We spent one day circumnavigating the 5-mile long island in a golf cart with Bob and Sandy on Sapphire (a cruising couple we met in Roatan).  Five miles certainly does not take a whole day, but we took our time making many stops along the way.   Half way around, at the south point of the island, is Punta Sur where perched on a cliff overlooking the turquoise waters of the Caribbean, are the remains of a small temple dedicated to Ixchel, the Mayan goddess of fertility.  There are also quite a bit of sculptures scattered about the grounds which I thought took away from the natural beauty of the place but it’s still one of the most beautiful spots on the island.

Ready for Our Island Tour

West Side of the Island

West Side of Island

Land Ho

At Punta Sur

Ixchel

Iguana Scupture

Lunch at Seaside Restaurant

East Side of Island

Private Home Shaped Like a Large Conch Shell

The remainder of our time was spent in town or at one of the marinas talking with other cruisers and trying to get our hands on some guides and charts for Florida.   We got very lucky to have met a young couple heading toward Panama with whom we were able to trade and managed to get our hands on exactly what we needed for our intended trip up the coast of Florida to Brunswick, GA.

For now, however, our focus was on getting to Florida.  The anticipation of this crossing created a lot of anxiety for me.  As you have already seen, the Northwest Caribbean can be very uncomfortable and potentially dangerous.  But the stories we had heard about the Gulf were not encouraging. Some called it the Gates of Hell.   I just wanted it to be over.  Our buddy boat friends, Anna and Gary on Trumpeter, who had parted ways with us in the Hobbies due to pressing needs to get back to the States, experienced one of the worst accounts of a crossing we had heard.  Though most of their trip was uneventful, 50-60 miles from Florida they had a head-on collision with a storm which delivered 15 foot waves and 40-50 knot winds sustained for the remainder of their passage.   As they powered up their engine, they lost power (due to a plugged fuel line) and the engine died.   They ended up having to get towed into Key West.   To add insult to injury their bowsprit got damaged during the tow.   Two other boats somewhere within the vicinity, also got hit by the same storm and ended up in the same boat yard.  One, a catamaran, got dismasted and the other, a 70+ foot power yacht, was flooded and as a result also lost their engine.  These were the kind of nightmares I prayed we would never experience.

We prepared the best we could until the time to leave finally arrived.

 

{ 2 comments… read them below or add one }

Michelle Oyama April 24, 2013 at 4:28 am

They really should have asked for my permission before they sculpted my body and put it on public display! The fact that they gave her some exotic Mexican name is irrelevant….. Everyone obviously knows its really a perfect depiction of me!!!!
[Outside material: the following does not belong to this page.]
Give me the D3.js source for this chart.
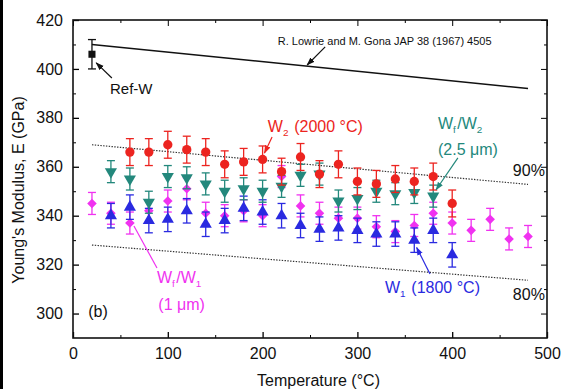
<!DOCTYPE html>
<html>
<head>
<meta charset="utf-8">
<script src="https://cdn.jsdelivr.net/npm/d3@7"></script>
<style>
body { margin: 0; background: #fff; }
text { font-family: "Liberation Sans", Arial, sans-serif; }
</style>
</head>
<body>
<div id="chart"></div>
<script>
// values (GPa vs degC)
const w2Temps = [60, 80, 100, 120, 140, 160, 180, 200, 220, 240, 260, 280, 300, 320, 340, 360, 380, 400];
const w2Values = [366, 366, 369, 367, 366, 361, 362, 363, 358, 364, 357, 361, 354, 353, 355, 354, 356, 345];

const wfw2Temps = [40, 60, 80, 100, 120, 140, 160, 180, 200, 220, 240, 260, 280, 300, 320, 340, 360, 380];
const wfw2Values = [358, 355, 345.5, 356, 355.5, 353, 350, 351, 350, 352, 356.5, 357, 346, 347, 350, 349, 349.5, 348];

const wfw1Temps = [20, 40, 60, 80, 100, 120, 140, 160, 180, 200, 220, 240, 260, 280, 300, 320, 340, 360, 380, 400, 420, 440, 460, 480];
const wfw1Values = [345, 341, 337, 342, 346, 351, 341, 340, 342, 340, 356, 344, 341, 339, 339, 335.5, 333.5, 336, 341, 337, 334, 338.5, 330.5, 331.5];

const w1Temps = [40, 60, 80, 100, 120, 140, 160, 180, 200, 220, 240, 260, 280, 300, 320, 340, 360, 380, 400];
const w1Values = [340, 343.5, 338, 338.5, 342, 336.5, 338, 343, 341.5, 340, 336, 334.5, 335, 334, 332.5, 332.5, 330, 334, 324];

const errW2 = 5.5, errWfW2 = 4.5, errWfW1 = 4.5, errW1 = 5;

const refTemps = [20];
const refValues = [406];
const refErr = 6;

// Lowrie & Gona line and its 90% / 80% lines (end points)
const lowrieTemps = [20, 480];
const lowrieValues = [410, 392];
const pct90Values = [369, 352.8];
const pct80Values = [328, 313.6];

const xTicks = [0, 100, 200, 300, 400, 500];
const yTicks = [300, 320, 340, 360, 380, 400, 420];

const W = 568, H = 389;
const margin = { top: 20, right: 21, bottom: 51, left: 73 };
const width = W - margin.left - margin.right;
const height = H - margin.top - margin.bottom;

const svg = d3.select("#chart").append("svg")
    .attr("width", W)
    .attr("height", H);

// outer frame line on the left edge of the picture
svg.append("line")
    .attr("x1", 1.5).attr("x2", 1.5).attr("y1", 0).attr("y2", H)
    .attr("stroke", "#000").attr("stroke-width", 3);

const g = svg.append("g")
    .attr("transform", `translate(${margin.left},${margin.top})`);

const x = d3.scaleLinear().domain([0, 500]).range([0, width]);
const y = d3.scaleLinear().domain([290, 420]).range([height, 0]);

// axes, ticks inward
const xMinor = d3.range(50, 500, 100);
const yMinor = d3.range(310, 420, 20);

g.append("g")
    .attr("transform", `translate(0,${height})`)
    .call(d3.axisBottom(x).tickValues(xTicks).tickSize(-6).tickPadding(10).tickFormat(d3.format("d")))
    .call(a => a.select(".domain").remove())
    .call(a => a.selectAll("text").attr("font-size", 16).attr("fill", "#111").attr("dy", "0.71em"))
    .call(a => a.selectAll(".tick line").attr("stroke-width", 1.3));
g.append("g")
    .attr("transform", `translate(0,${height})`)
    .call(d3.axisBottom(x).tickValues(xMinor).tickSize(-3).tickFormat(""))
    .call(a => a.select(".domain").remove());
g.append("g")
    .call(d3.axisTop(x).tickValues(xTicks).tickSize(-6).tickFormat(""))
    .call(a => a.select(".domain").remove());
g.append("g")
    .call(d3.axisTop(x).tickValues(xMinor).tickSize(-3).tickFormat(""))
    .call(a => a.select(".domain").remove());

g.append("g")
    .call(d3.axisLeft(y).tickValues(yTicks).tickSize(-6).tickPadding(10))
    .call(a => a.select(".domain").remove())
    .call(a => a.selectAll("text").attr("font-size", 16).attr("fill", "#111"))
    .call(a => a.selectAll(".tick line").attr("stroke-width", 1.3));
g.append("g")
    .call(d3.axisLeft(y).tickValues(yMinor).tickSize(-3).tickFormat(""))
    .call(a => a.select(".domain").remove());
g.append("g")
    .attr("transform", `translate(${width},0)`)
    .call(d3.axisRight(y).tickValues(yTicks).tickSize(-6).tickFormat(""))
    .call(a => a.select(".domain").remove());
g.append("g")
    .attr("transform", `translate(${width},0)`)
    .call(d3.axisRight(y).tickValues(yMinor).tickSize(-3).tickFormat(""))
    .call(a => a.select(".domain").remove());

g.append("rect")
    .attr("width", width).attr("height", height)
    .attr("fill", "none").attr("stroke", "#111").attr("stroke-width", 1.6);

// axis titles
svg.append("text")
    .attr("x", margin.left + x(259)).attr("y", 386)
    .attr("text-anchor", "middle").attr("font-size", 16).attr("fill", "#111")
    .text("Temperature (\u00B0C)");
svg.append("text")
    .attr("transform", `translate(24,${margin.top + y(350.5)}) rotate(-90)`)
    .attr("text-anchor", "middle").attr("font-size", 16).attr("fill", "#111")
    .text("Young's Modulus, E (GPa)");

// reference lines
const lineGen = d3.line().x(d => x(d[0])).y(d => y(d[1]));
g.append("path")
    .attr("d", lineGen(d3.zip(lowrieTemps, lowrieValues)))
    .attr("stroke", "#111").attr("stroke-width", 1.5).attr("fill", "none");
[pct90Values, pct80Values].forEach(v => {
    g.append("path")
        .attr("d", lineGen(d3.zip(lowrieTemps, v)))
        .attr("stroke", "#333").attr("stroke-width", 1.2)
        .attr("stroke-dasharray", "1.4,1.4").attr("fill", "none");
});

// series
const series = [
    { temps: wfw1Temps, values: wfw1Values, err: errWfW1, color: "#f032f0", shape: "diamond" },
    { temps: w1Temps, values: w1Values, err: errW1, color: "#2a2ae0", shape: "up" },
    { temps: wfw2Temps, values: wfw2Values, err: errWfW2, color: "#23887c", shape: "down" },
    { temps: w2Temps, values: w2Values, err: errW2, color: "#ec2420", shape: "circle" },
    { temps: refTemps, values: refValues, err: refErr, color: "#111", shape: "square" }
];

const symbols = {
    diamond: { type: d3.symbolSquare, size: 46, rot: 45 },
    up: { type: d3.symbolTriangle, size: 64, rot: 0 },
    down: { type: d3.symbolTriangle, size: 64, rot: 180 },
    circle: { type: d3.symbolCircle, size: 68, rot: 0 },
    square: { type: d3.symbolSquare, size: 50, rot: 0 }
};

series.forEach(s => {
    const data = d3.zip(s.temps, s.values);
    const sg = g.append("g");
    const eb = sg.selectAll(".eb").data(data).enter().append("g")
        .attr("stroke", s.color).attr("stroke-width", 1.3);
    eb.append("line")
        .attr("x1", d => x(d[0])).attr("x2", d => x(d[0]))
        .attr("y1", d => y(d[1] - s.err)).attr("y2", d => y(d[1] + s.err));
    eb.append("line")
        .attr("x1", d => x(d[0]) - 4).attr("x2", d => x(d[0]) + 4)
        .attr("y1", d => y(d[1] + s.err)).attr("y2", d => y(d[1] + s.err));
    eb.append("line")
        .attr("x1", d => x(d[0]) - 4).attr("x2", d => x(d[0]) + 4)
        .attr("y1", d => y(d[1] - s.err)).attr("y2", d => y(d[1] - s.err));
    const sym = symbols[s.shape];
    sg.selectAll(".pt").data(data).enter().append("path")
        .attr("d", d3.symbol().type(sym.type).size(sym.size))
        .attr("transform", d => `translate(${x(d[0])},${y(d[1])}) rotate(${sym.rot})`)
        .attr("fill", s.color);
});

// annotations
const defs = svg.append("defs");
function arrowHead(id, color) {
    defs.append("marker")
        .attr("id", id).attr("viewBox", "0 0 10 10")
        .attr("refX", 9).attr("refY", 5)
        .attr("markerWidth", 7).attr("markerHeight", 7)
        .attr("orient", "auto-start-reverse")
        .append("path").attr("d", "M0,1.5L10,5L0,8.5Z").attr("fill", color);
}
arrowHead("ah-black", "#111");
arrowHead("ah-red", "#ec2420");
arrowHead("ah-teal", "#23887c");
arrowHead("ah-blue", "#2a2ae0");

function arrow(t1, v1, t2, v2, color, head) {
    const l = g.append("line")
        .attr("x1", x(t1)).attr("y1", y(v1))
        .attr("x2", x(t2)).attr("y2", y(v2))
        .attr("stroke", color).attr("stroke-width", 1.2);
    if (head) l.attr("marker-end", `url(#${head})`);
}

function label(t, v, parts, color, size) {
    const tx = g.append("text")
        .attr("x", x(t)).attr("y", y(v))
        .attr("font-size", size).attr("fill", color);
    parts.forEach(p => {
        if (p.sub) {
            tx.append("tspan").attr("font-size", size * 0.62).attr("dy", 4).text(p.sub);
            tx.append("tspan").attr("dy", -4).text("\u200A");
        } else {
            tx.append("tspan").text(p.t);
        }
    });
}

label(216, 409.6, [{ t: "R. Lowrie and M. Gona JAP 38 (1967) 4505" }], "#111", 11);
arrow(266, 409, 247, 401.6, "#111", "ah-black");

label(39, 389.7, [{ t: "Ref-W" }], "#111", 15);
arrow(41, 396.3, 24.5, 402.5, "#111", "ah-black");

label(205.5, 374.3, [{ t: "W" }, { sub: "2" }, { t: " (2000 \u00B0C)" }], "#ec2420", 16);
arrow(210, 372.2, 202, 365.6, "#ec2420", "ah-red");

label(385, 375.4, [{ t: "W" }, { sub: "f" }, { t: "/W" }, { sub: "2" }], "#23887c", 16);
label(385, 364.8, [{ t: "(2.5 \u03BCm)" }], "#23887c", 16);
arrow(406, 363.6, 383, 350.6, "#23887c", "ah-teal");

label(464, 356.2, [{ t: "90%" }], "#111", 16);
label(464, 305.5, [{ t: "80%" }], "#111", 16);

label(329, 308.4, [{ t: "W" }, { sub: "1" }, { t: " (1800 \u00B0C)" }], "#2a2ae0", 16);
arrow(376.6, 316.2, 362.5, 327, "#2a2ae0", "ah-blue");

label(88.6, 312.5, [{ t: "W" }, { sub: "f" }, { t: "/W" }, { sub: "1" }], "#f032f0", 16);
label(90, 301.5, [{ t: "(1 \u03BCm)" }], "#f032f0", 16);
arrow(88.6, 318.6, 64.3, 335.8, "#f032f0", null);

label(16, 298.5, [{ t: "(b)" }], "#111", 16);
</script>
</body>
</html>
Ha! On a more serious note, when I went to that private resort in Cancun, it was directly across the water from Isla Mujeres!!! We could see it from our balcony. They had daily boat taxis so you could visit the island. 🙂

mike April 24, 2013 at 2:42 pm

In 1984 I went snorkeling in Isla Mujeres with a young friend. My young friend was so engrossed in the sights below that she was almost swept into an outcrop of sharp rock. Luckily for her, I saw the danger and between the both of us paddling and pulling and in the nick of time, we got her out of harms way. (I was rewarded later.) Having said that, it’s a beautiful place.

PS who is Mike’s buddy with the camera on the end of the dock?